A: Not necessarily. Many tools like Zapier or Zoho Flow have free or low-cost tiers. The real cost is usually the time spent setting them up. However, the ROI in saved labor hours usually pays for the software within the first three months.

Q: Will automating my business make it feel robotic to my customers?
A: Only if you automate the front-facing interactions poorly.
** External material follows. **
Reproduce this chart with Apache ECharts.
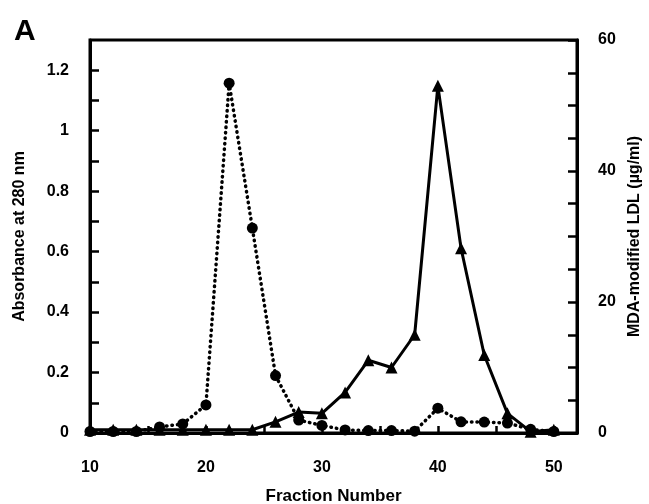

Use automation for back-end tasks (data entry, project creation) and use it to empower your front-end staff to provide faster, more personalized service.

Q: Do I need to know how to code to use these tools?
A: Most modern automation tools are “No-Code” or “Low-Code.” You don’t need to write Python, but you do need to understand logical thinking ,basically, how to create a clear flowchart of your business processes.

Q: How do I know which task to automate first?
A: Look for the “Three R’s”: Repetitive Tasks, Rules-based (no subjective judgment needed), and relatively high-volume. Data entry and meeting scheduling are usually the best starting points.

Q: What happens if the automation breaks?
A: This is a common fear. Most platforms have error-notification systems that will email you if a run fails. It’s essential to have a manual fallback plan and to review your most critical automations at least once a month to ensure they are still functioning as intended.